Give an exact copy of every line, leaving images out.

◆ **Excerpted records**

______________________________

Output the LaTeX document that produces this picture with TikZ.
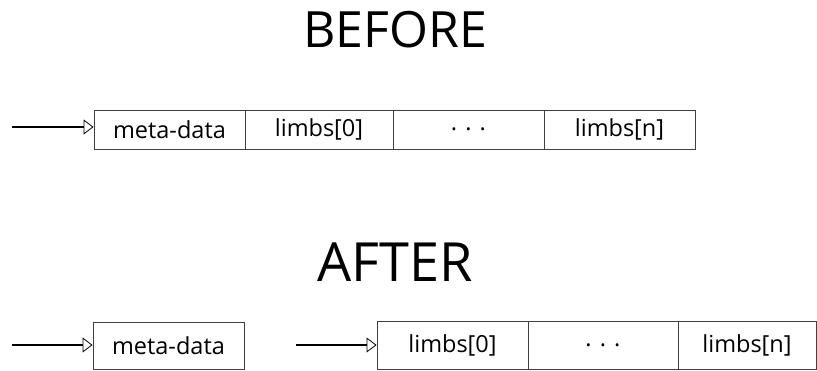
\documentclass[tikz,border=0pt]{standalone}
\usepackage{fontspec}
\setmainfont{Open Sans}
\usetikzlibrary{arrows.meta}
\begin{document}
\begin{tikzpicture}[x=1pt,y=-1pt,
  cell/.style={draw=black!75, line width=0.9pt, rectangle, inner sep=0pt, font=\fontsize{23.5}{26}\selectfont},
  ptr/.style={line width=1.3pt, -{Triangle[open,length=10pt,width=15pt,line width=0.8pt]}},
  title/.style={font=\fontsize{50}{58}\selectfont, inner sep=0pt}]
\useasboundingbox (0,0) rectangle (817,370);
\node[title] (before) at (395,30) {BEFORE};
\node[title, font=\fontsize{54}{60}\selectfont] (after) at (395,262) {AFTER};
% before row
\node[cell, minimum width=151pt, minimum height=39pt] (m1) at (169.5,129.5) {meta-data};
\node[cell, minimum width=148pt, minimum height=39pt] (a0) at (319,129.5) {limbs[0]};
\node[cell, minimum width=151pt, minimum height=39pt] (ad) at (468.5,129.5) {. . .};
\node[cell, minimum width=151pt, minimum height=39pt] (an) at (619.5,129.5) {limbs[n]};
\coordinate (s1) at (12,127);
\draw[ptr] (s1) -- (s1 -| m1.west);
% after row
\node[cell, minimum width=151pt, minimum height=47pt] (m2) at (168.5,345.5) {meta-data};
\node[cell, minimum width=151pt, minimum height=48pt] (b0) at (452.5,345) {limbs[0]};
\node[cell, minimum width=150pt, minimum height=48pt] (bd) at (603,345) {. . .};
\node[cell, minimum width=138pt, minimum height=48pt] (bn) at (747,345) {limbs[n]};
\coordinate (s2) at (12,345);
\coordinate (s3) at (296,345);
\draw[ptr] (s2) -- (s2 -| m2.west);
\draw[ptr] (s3) -- (s3 -| b0.west);
\end{tikzpicture}
\end{document}
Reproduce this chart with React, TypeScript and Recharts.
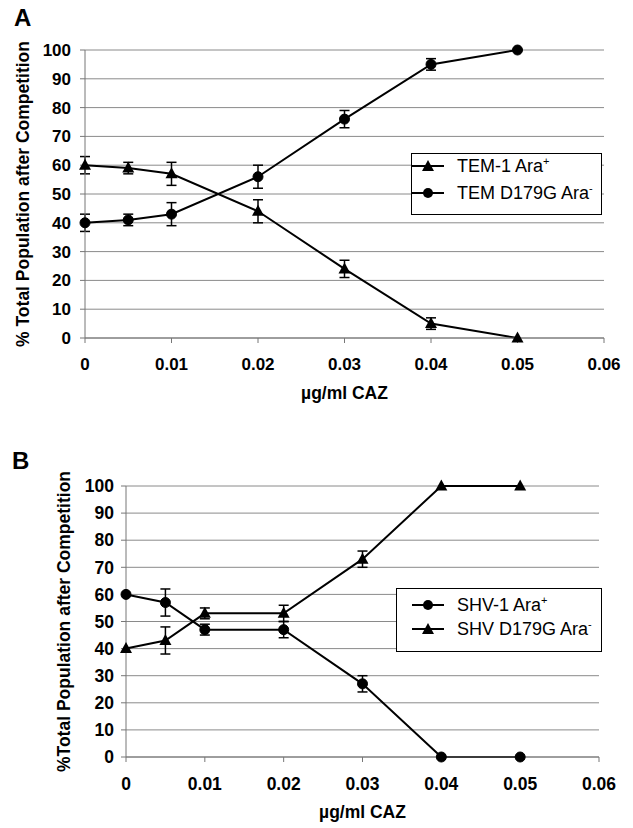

______________________________

◆ **Result of this task**
Output the LaTeX document that produces this picture with TikZ.
\documentclass[tikz,border=0pt]{standalone}
\usepackage{fontspec}
\setmainfont{Open Sans}
\usetikzlibrary{arrows.meta}
\begin{document}
\begin{tikzpicture}[x=1pt,y=-1pt,
  cell/.style={draw=black!75, line width=0.9pt, rectangle, inner sep=0pt, font=\fontsize{23.5}{26}\selectfont},
  ptr/.style={line width=1.3pt, -{Triangle[open,length=10pt,width=15pt,line width=0.8pt]}},
  title/.style={font=\fontsize{50}{58}\selectfont, inner sep=0pt}]
\useasboundingbox (0,0) rectangle (817,370);
\node[title] (before) at (395,30) {BEFORE};
\node[title, font=\fontsize{54}{60}\selectfont] (after) at (395,262) {AFTER};
% before row
\node[cell, minimum width=151pt, minimum height=39pt] (m1) at (169.5,129.5) {meta-data};
\node[cell, minimum width=148pt, minimum height=39pt] (a0) at (319,129.5) {limbs[0]};
\node[cell, minimum width=151pt, minimum height=39pt] (ad) at (468.5,129.5) {. . .};
\node[cell, minimum width=151pt, minimum height=39pt] (an) at (619.5,129.5) {limbs[n]};
\coordinate (s1) at (12,127);
\draw[ptr] (s1) -- (s1 -| m1.west);
% after row
\node[cell, minimum width=151pt, minimum height=47pt] (m2) at (168.5,345.5) {meta-data};
\node[cell, minimum width=151pt, minimum height=48pt] (b0) at (452.5,345) {limbs[0]};
\node[cell, minimum width=150pt, minimum height=48pt] (bd) at (603,345) {. . .};
\node[cell, minimum width=138pt, minimum height=48pt] (bn) at (747,345) {limbs[n]};
\coordinate (s2) at (12,345);
\coordinate (s3) at (296,345);
\draw[ptr] (s2) -- (s2 -| m2.west);
\draw[ptr] (s3) -- (s3 -| b0.west);
\end{tikzpicture}
\end{document}
Reproduce this chart with React, TypeScript and Recharts.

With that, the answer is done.